Race and Education: A Reader

What ‘white folks who teach in the hood’ get wrong about education, Kenya Downs

I think framing this hero teacher narrative, particularly for folks who are not from these communities, is problematic. The model of a hero going to save this savage other is a piece of a narrative that we can trace back to colonialism; it isn’t just relegated to teaching and learning. It’s a historical narrative and that’s why it still exists because, in many ways, it is part of the bones of America. It is part of the structure of this country. And unless we come to grips with the fact that even in our collective American history that’s problematic, we’re going to keep reinforcing it. Not only are we setting the kids up to fail and the educators up to fail, but most importantly, we are creating a societal model that positions young people as unable to be saved.

For White Folks Who Teach in the Hood…and the Rest of Y’all Too, Chris Emdin

978-080700640-5

Black boys know too well what it feels like to be a problem — let’s channel that knowledge into innovation, Andre Perry

In some states, fewer than 90 percent of black boys are reading at grade level and dropout rates for males of color continue to be much higher than for other groups. We certainly need solutions, but we don’t need any more “gap closing” measures.

Gap closing implies a white male standard, which actually is the source of institutional racism that needs to be fixed. In this regard, the achievement gap is a process and product that we need to smash up in tiny little pieces.

No one should be surprised that while black males achieve in schools and colleges a gap remains or has even grown. Success won’t be declared when black men and boys catch up to white men; organizations need to catch up with justice.
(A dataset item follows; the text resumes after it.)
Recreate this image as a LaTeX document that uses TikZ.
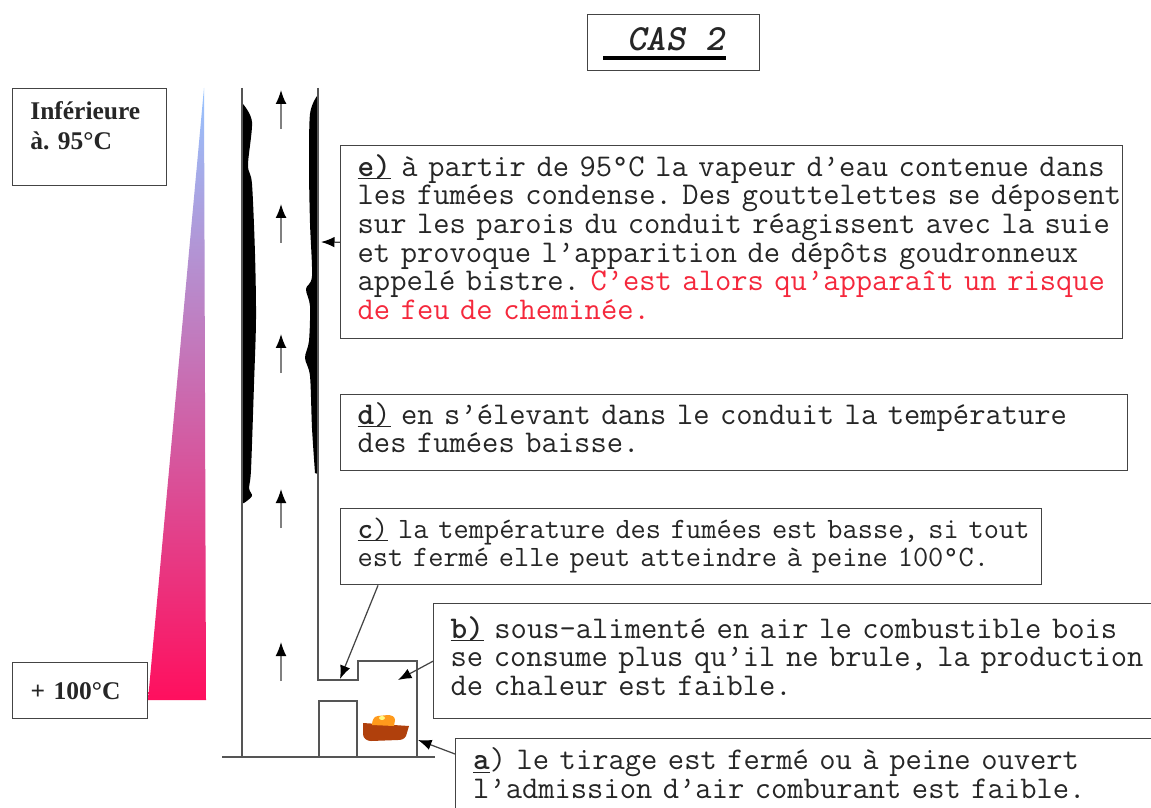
\documentclass[tikz,border=0pt]{standalone}
\usepackage{fontspec}
\setmainfont{Liberation Serif}
\usepackage{tikz}
\usetikzlibrary{arrows.meta,shapes,calc}
\usepackage{xcolor}
\definecolor{boxgray}{HTML}{444444}
\definecolor{wallgray}{HTML}{555555}
\definecolor{txt}{HTML}{262626}
\definecolor{alert}{HTML}{F5283C}
\definecolor{coolblue}{HTML}{97C4FF}
\definecolor{midlilac}{HTML}{C39CCF}
\definecolor{hotpink}{HTML}{FF0F5E}
\definecolor{logbrown}{HTML}{B0400C}
\definecolor{flame}{HTML}{FF9A1C}
\newcommand{\tag}[2]{\underline{\smash{\textbf{#1}#2}}}
\newcommand{\notelines}[1]{\begin{tabular}{@{}l@{}}#1\end{tabular}}

\begin{document}
\begin{tikzpicture}[x=0.02cm,y=-0.02cm,>={Latex[length=0.27cm,width=0.21cm]}]
  \tikzstyle{note}=[draw=boxgray,line width=0.8pt,fill=white,anchor=north west,inner xsep=0.34cm,inner ysep=0pt,align=left,text=txt,font=\ttfamily\frenchspacing\fontsize{18}{16.3}\selectfont]
  \tikzstyle{tempbox}=[draw=boxgray,line width=0.8pt,anchor=north west,align=left,text=txt,font=\bfseries\fontsize{14.5}{17}\selectfont]
  \tikzstyle{wall}=[draw=wallgray,line width=0.8pt]
  \tikzstyle{flow}=[draw=black!50,line width=0.9pt,-{Latex[black,length=0.28cm,width=0.22cm]}]
  \tikzstyle{call}=[draw=boxgray,line width=0.7pt,-{Latex[black,length=0.27cm,width=0.21cm]}]
  \useasboundingbox[fill=white] (0,0) rectangle (1151,807);

  % title
  \node(cas) at (587,14)[draw=boxgray,line width=0.8pt,anchor=north west,minimum width=3.44cm,minimum height=1.12cm]{};
  \node(cas-txt) at (676,39)[text=txt,font=\ttfamily\bfseries\itshape\fontsize{21}{22}\selectfont]{CAS 2};
  \draw[line width=2.3pt] (603,58) -- (726,58);

  % temperature scale
  \shade[top color=coolblue,middle color=midlilac,bottom color=hotpink] (204,88) -- (206,700) -- (148,700) -- cycle;
  \node(cold) at (12,88)[tempbox,minimum width=3.08cm,minimum height=1.94cm]{};
  \node(cold-txt) at (30,101)[anchor=north west,inner sep=0pt,align=left,text=txt,font=\bfseries\fontsize{14.5}{17}\selectfont]{Inférieure\\à. 95°C};
  \node(hot) at (12,662)[tempbox,fill=white,minimum width=2.7cm,minimum height=1.12cm,inner xsep=0.36cm,text width=1.98cm]{+ 100°C};

  % soot on the flue walls
  \fill[black] (242,104) -- plot[smooth] coordinates{(243,104)(252,122)(248,165)(252,184)(255,254)(256,319)(254,384)(251,470)(249,488)(252,496)(244,503)} -- (242,503) -- cycle;
  \fill[black] (318,96) -- plot[smooth] coordinates{(317,96)(310,114)(309,167)(310,223)(312,276)(306,289)(310,306)(309,341)(305,358)(310,376)(312,428)(315,473)} -- (318,474) -- cycle;

  % flue, stove and ground
  \draw[wall] (242,88) -- (242,757);
  \draw[wall] (318,88) -- (318,680) -- (358,680) -- (358,661) -- (417,661) -- (417,757);
  \draw[wall] (319,757) -- (319,701) -- (357,701) -- (357,757);
  \draw[wall] (222,757) -- (435,757);
  \foreach \y in {90,204,334,489,642}
    \draw[flow] (281,\y+39) -- (281,\y);

  % fire
  \fill[logbrown] (363,723) -- (409,726) -- (406,736) to[out=-120,in=0] (398,740) -- (371,741) to[out=180,in=-90] (363,734) -- cycle;
  \fill[flame] (372,725) to[out=90,in=180] (378,716) -- (388,715) to[out=0,in=90] (395,720) -- (394,726) -- cycle;
  \fill[yellow!50] (382,718) ellipse (3 and 2);

  % notes
  \node(e-box) at (340,145)[note,text width=14.96cm,minimum width=15.64cm,minimum height=3.86cm]{\notelines{\tag{e)}{} à partir de 95°C la vapeur d’eau contenue dans\\les fumées condense. Des gouttelettes se déposent\\sur les parois du conduit réagissent avec la suie\\et provoque l’apparition de dépôts goudronneux\\appelé bistre. {\color{alert}C’est alors qu’apparaît un risque}\\{\color{alert}de feu de cheminée.}}};
  \node(d-box) at (340,394)[note,text width=15.06cm,minimum width=15.74cm,minimum height=1.52cm]{\notelines{\tag{d}{)} en s’élevant dans le conduit la température\\des fumées baisse.}};
  \node(c-box) at (340,508)[note,font=\ttfamily\frenchspacing\fontsize{16.8}{16}\selectfont,text width=13.34cm,minimum width=14.02cm,minimum height=1.52cm]{\notelines{\tag{c}{)} la température des fumées est basse, si tout\\est fermé elle peut atteindre à peine 100°C.}};
  \node(b-box) at (433,603)[note,text width=14.12cm,minimum width=14.8cm,minimum height=2.3cm]{\notelines{\tag{b)}{} sous-alimenté en air le combustible bois\\se consume plus qu’il ne brule, la production\\de chaleur est faible.}};
  \node(a-box) at (455,738)[note,text width=13.7cm,minimum width=14.4cm,minimum height=1.55cm]{\notelines{\tag{a}{}) le tirage est fermé ou à peine ouvert\\l’admission d’air comburant est faible.}};

  % callouts
  \coordinate(e-tip) at (321,242);
  \coordinate(c-tip) at (340,679);
  \coordinate(b-tip) at (398,680);
  \coordinate(a-tip) at (418,740);
  \draw[call] (e-box.west) -- (e-tip);
  \draw[call] ($(c-box.south west)+(38,0)$) -- (c-tip);
  \draw[call] (b-box.west) -- (b-tip);
  \draw[call] ($(a-box.north west)+(0,16)$) -- (a-tip);
\end{tikzpicture}
\end{document}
The overwhelming whiteness of U.S. private schools, in six maps and charts, Emma Brown

“The fact is that, over the years, African American families and non-white families have come to understand that these private schools are not schools that are open to them, especially in light of their traditional role and history related to desegregation of public schools,” he said.
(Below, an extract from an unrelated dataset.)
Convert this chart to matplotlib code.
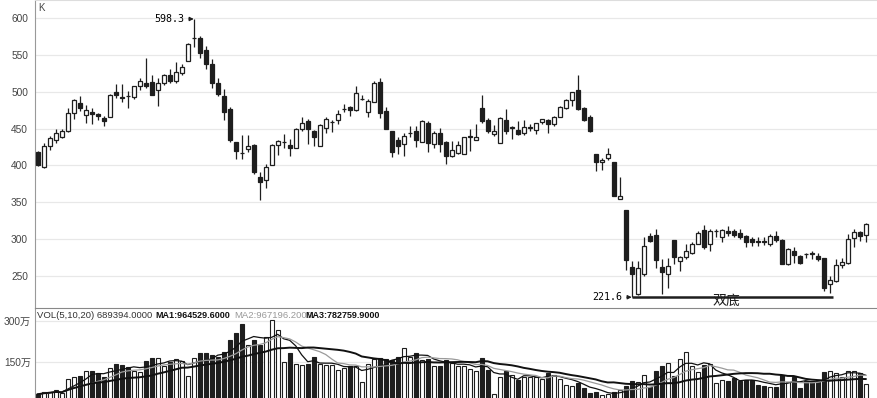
import numpy as np
import pandas as pd
import matplotlib
matplotlib.use("Agg")
import matplotlib.pyplot as plt

# ---------------- data ----------------
opens = [418, 398, 427, 434, 439, 447, 471, 485, 468, 472, 470, 464, 465, 499, 493, 494, 493, 508, 512, 513,
         502, 511, 522, 515, 525, 542, 572.5, 572, 556, 538, 512, 494, 477, 432, 417.5, 422, 428, 385, 380, 401,
         428, 431.5, 428, 424, 450, 460, 446, 427, 451, 459, 461, 476, 479, 475, 490, 472, 486, 513, 474, 446,
         435, 429, 444, 447, 432, 457, 429, 444, 432, 413, 417, 416, 439, 434, 478, 461, 442, 431, 461, 451,
         448, 444, 451, 448, 459, 462, 456, 465, 478, 488, 502, 478, 465, 415, 405, 410, 404, 355, 339.6, 262.6,
         226.4, 253.6, 304.8, 306, 262.6, 253.6, 299, 270, 276, 281.6, 294, 312.5, 294, 311.4, 303.4, 311.6, 310.6, 308, 304.8, 300,
         297.2, 297.2, 293.4, 304.8, 298.9, 266, 283.5, 277.6, 280, 280.9, 277.6, 274.4, 239.1, 243.6, 265.4, 268.5, 301.6, 309.3, 306.1]
closes = [400, 427, 437, 444, 447, 471, 488, 478, 475, 469, 467, 460, 495, 496, 491, 493.5, 507, 514, 508, 496,
          511, 523, 515, 526, 533, 565, 573, 552, 538, 512, 497, 473, 435, 420, 417, 427, 391, 377, 398, 428,
          433, 432, 424, 450, 457, 450, 439, 455, 463, 459.5, 469, 476.5, 475, 498, 490.5, 487, 512, 471, 449, 418,
          427, 440, 444.5, 434, 460, 431, 444, 429, 413, 421, 428, 439, 439.5, 438, 460, 446, 446, 464, 446, 451.5,
          442, 452, 451.5, 457, 463, 456, 465, 479, 488, 499, 477, 462, 447, 404, 408, 416, 358, 358, 271.7, 253.6,
          260.8, 291, 298, 271.7, 256, 264, 276, 276, 283.5, 294, 308, 290, 310.6, 311.6, 312.5, 308, 306, 303.4, 295.7, 295.7,
          297, 297, 304.8, 298.9, 267, 286.6, 279, 268.5, 279.8, 280.7, 273, 234.6, 244.6, 265.4, 269.9, 300.2, 309.3, 304.8, 320.6]
highs = [420, 430, 440, 450, 449, 478, 490, 494, 482, 478, 471, 467, 497, 510, 510, 501, 508, 518, 545, 522,
         518, 524, 531, 540, 538, 566, 598.3, 575, 562, 544, 519, 503, 479, 432, 441, 441, 429, 391, 402, 429,
         435, 442, 436, 451, 465, 463, 448, 456, 465, 461, 475, 483, 480, 507, 495, 490, 514, 519, 479, 447,
         438, 444, 453, 453, 462, 460, 446, 451, 433, 433, 433, 439, 449, 456, 495, 464, 455, 465, 476, 454,
         460, 462, 456, 458, 463, 463, 467, 480, 490, 500, 522, 479, 468, 415, 410, 424, 405, 384, 340, 270,
         271, 302.5, 309, 314, 273, 275, 299, 278, 293.5, 295.7, 311.6, 319, 314, 314, 314, 318, 314, 314, 306, 302.5,
         302.5, 302.5, 307, 311.6, 300, 288, 289, 279, 282, 284.4, 282, 275.3, 250.4, 273, 275.3, 307, 314, 311.6, 321.5]
lows = [399, 397, 421, 431, 437, 445, 463, 474, 457, 456, 462, 454, 465, 491, 486, 478, 490, 502, 505, 495,
        480, 509, 511, 511, 522, 541, 560, 546, 531, 505, 494, 462, 432, 409, 409, 418, 388, 353, 370, 400,
        414, 423, 413, 423, 447, 429, 427, 427, 444, 445, 456, 472, 467, 474, 489, 466, 486, 464, 449, 411,
        415, 413, 438, 425, 432, 418, 424, 418, 402, 412, 415, 416, 420, 434, 457, 444, 440, 431, 442, 436,
        441, 441, 446, 442, 456, 444, 454, 465, 477, 481, 475, 460, 445, 393, 394, 408, 358, 354, 258, 221.6,
        225, 250, 296, 261, 226, 234.6, 267, 257, 273, 280, 293.4, 286.6, 284.4, 302.5, 295.7, 304.8, 302.5, 300.2, 289.8, 291,
        291, 292, 291, 297, 266, 265, 268.5, 267, 275, 273, 271, 230, 227.8, 242.7, 260.8, 267, 289, 298, 295.7]
volumes = [29.7, 37.1, 39.5, 46.9, 33.4, 86.3, 94.9, 97.3, 115.7, 115.7, 107.1, 92.4, 128, 140.3, 137.9, 131.7, 117, 113.3, 152.6, 162.4,
           162.4, 135.4, 150.1, 158.8, 152.6, 98.5, 164.9, 180.9, 180.9, 174.7, 168.6, 184.5, 230, 254.6, 287.8, 211.6, 230, 211.6, 242.3, 303.7,
           266.9, 147.7, 183.3, 140.3, 137.9, 140.3, 166.1, 140.3, 137.9, 137.9, 119.4, 125.6, 134.2, 134.2, 74, 140.3, 158.8, 162.4, 158.8, 156.3,
           166.1, 199.3, 168.6, 180.9, 156.3, 160, 134.2, 134.2, 156.3, 144, 134.2, 135.4, 121.9, 117, 162.4, 119.4, 29.7, 94.9, 117, 101,
           82.6, 94.9, 94.9, 94.9, 86.3, 107.1, 101, 86.3, 64.1, 61.7, 70.3, 51.9, 33.4, 37.1, 27.3, 29.7, 37.1, 45.7, 61.7, 80.1,
           74, 101, 58, 115.7, 134.2, 144, 98.5, 158.8, 184.5, 134.2, 113.3, 137.9, 140.3, 70.3, 81.4, 78.9, 88.7, 78.9, 82.6, 82.6,
           64.1, 61.7, 58, 58, 101, 74, 92, 54.3, 78.9, 78.9, 78.9, 113.3, 114.5, 107.1, 94.9, 114.5, 114.5, 107.1, 68.9]  # 万
price_ticks = [250, 300, 350, 400, 450, 500, 550, 600]
vol_ticks = [150, 300]
vol_tick_labels = ["150万", "300万"]
ma_windows = [5, 10, 20]
header_values = ["689394.0000", "964529.6000", "967196.2000", "782759.9000"]

# ---------------- figure ----------------
W, H = 878, 398
fig = plt.figure(figsize=(W / 100, H / 100), dpi=100)

def fx(px):
    return px / W

def fy(py):
    return 1 - py / H

axp = fig.add_axes([fx(35), fy(308), fx(W - 35), 308 / H])
axv = fig.add_axes([fx(35), 0, fx(W - 35), 90 / H])

n = len(opens)
x = np.arange(n)
o = np.array(opens, float); c = np.array(closes, float)
h = np.array(highs, float); l = np.array(lows, float)
up = c >= o
BLACK = "#1e1e1e"
face = np.where(up, "white", BLACK)

# price
axp.vlines(x, l, h, color=BLACK, lw=0.9, zorder=2)
body_b = np.minimum(o, c)
body_h = np.maximum(np.abs(c - o), 0.4)
axp.bar(x, body_h, bottom=body_b, width=0.68, color=face, edgecolor=BLACK, linewidth=0.9, zorder=3)

xlim = (-0.45, -0.45 + (W - 35) / 6.0)
axp.set_xlim(*xlim)
axp.set_ylim(207, 624)
axp.set_yticks(price_ticks)
axp.grid(axis="y", color="#e8e8e8", lw=0.9)
axp.set_axisbelow(True)
axp.set_xticks([])
for s in ["right", "bottom"]:
    axp.spines[s].set_visible(False)
axp.spines["top"].set_color("#dddddd")
axp.spines["left"].set_color("#999999")
axp.tick_params(axis="y", length=0, pad=5, labelsize=7.3, labelcolor="#444444")
for t in axp.get_yticklabels():
    t.set_fontfamily("Liberation Sans")
axp.text(0.004, 0.99, "K", transform=axp.transAxes, ha="left", va="top",
         fontsize=7, color="#444444", family="Liberation Sans")

# annotations
imax = int(np.argmax(h))
axp.annotate("598.3", xy=(imax, h[imax]), xytext=(imax - 1.5, h[imax]),
             ha="right", va="center", fontsize=7.2, family="DejaVu Sans Mono",
             arrowprops=dict(arrowstyle="-|>", color=BLACK, lw=0.8, mutation_scale=6,
                             shrinkA=1, shrinkB=0))
imin = int(np.argmin(l))
axp.annotate("221.6", xy=(imin, l[imin]), xytext=(imin - 1.5, l[imin]),
             ha="right", va="center", fontsize=7.2, family="DejaVu Sans Mono",
             arrowprops=dict(arrowstyle="-|>", color=BLACK, lw=0.8, mutation_scale=6,
                             shrinkA=1, shrinkB=0))
i2 = imin + 30 + int(np.argmin(l[imin + 30:]))
axp.plot([imin, i2 + 0.6], [l[imin], l[imin]], color=BLACK, lw=1.8, zorder=4, solid_capstyle="butt")
fig.text(fx(726), fy(301), "双底", ha="center", va="center", fontsize=10,
         family=["Noto Sans CJK SC", "DejaVu Sans"], color=BLACK)

# volume
v = np.array(volumes, float)
axv.bar(x, v, width=0.68, color=face, edgecolor=BLACK, linewidth=0.8, zorder=2)
vs = pd.Series(v)
ma_styles = [dict(color="#111111", lw=0.9), dict(color="#9a9a9a", lw=0.9), dict(color="#111111", lw=1.4)]
for w, st in zip(ma_windows, ma_styles):
    axv.plot(x, vs.rolling(w, min_periods=1).mean(), zorder=3, **st)
axv.set_xlim(*xlim)
axv.set_ylim(16, 348)
axv.set_yticks(vol_ticks)
axv.set_yticklabels(vol_tick_labels)
axv.grid(axis="y", color="#e8e8e8", lw=0.9)
axv.set_axisbelow(True)
axv.set_xticks([])
for s in ["right", "bottom"]:
    axv.spines[s].set_visible(False)
axv.spines["top"].set_color("#888888")
axv.spines["left"].set_color("#999999")
axv.tick_params(axis="y", length=0, pad=3, labelsize=7.3, labelcolor="#444444")
for t in axv.get_yticklabels():
    t.set_fontfamily(["Liberation Sans", "Noto Sans CJK SC"])

hy = fy(316)
fig.text(fx(37), hy, "VOL(5,10,20) " + header_values[0], fontsize=6.8, family="Liberation Sans",
         color="#333333", va="center")
fig.text(fx(155), hy, "MA1:" + header_values[1], fontsize=6.5, family="Liberation Sans",
         weight="bold", color="#111111", va="center")
fig.text(fx(234), hy, "MA2:" + header_values[2], fontsize=6.8, family="Liberation Sans",
         color="#999999", va="center")
fig.text(fx(305), hy, "MA3:" + header_values[3], fontsize=6.5, family="Liberation Sans",
         weight="bold", color="#111111", va="center")

fig.savefig("out.png", dpi=100)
The report recalls how private-school enrollment grew a half-century ago as courts were ordering public schools to integrate. The pattern was particularly pronounced in the South, where massive resistance to integration led to rapid private-school enrollment growth. Even as private-school enrollment has fallen across much of the country in recent decades, it has continued to grow in the South.

5 comments

  1. tultican

    While the colonial mindset should be obvious to all, I am often bemused what I see as another kind of harmful racial bias. While we definitely need teachers of all hues, white liberals who have been working for social justice since they were teenagers deserve a little credit and it might be a good idea to ask them about their perspective. Most of us did not run out to heroically close the reading gap, we just got assigned to a school in a poor and minority neighborhood. Then we fell in love with the kids. I am often the only white guy in my class but those Mexican kids have become “mi gente.” I am not trying to save anyone; I am just one more adult trying to improve the community. But the implication is that because I am white I cannot have any true understanding or real empathy. People who are school and community assets should be praised not denigrated.

      • tultican

        I wasn’t accusing you of anything. I just think people need to be reminded that some of these white teachers have been fighting injustice for a long time. They deserve some respect and not to be told that they have a savior complex and cannot understand the community they are working in. Both may be true in some case but probably false in most cases.

  2. Sandra

    I just read your book, Roadbuilders. I am wondering if you have had the opportunity to read Listen, Liberal. Thomas Frank offers a scathing criticism of meritocracy and the idea that advanced schooling is the answer to the problems of poverty. I just started this book but am intrigued with his criticism of platitudes offered by the liberal “professional class,” which I guess I am a part of.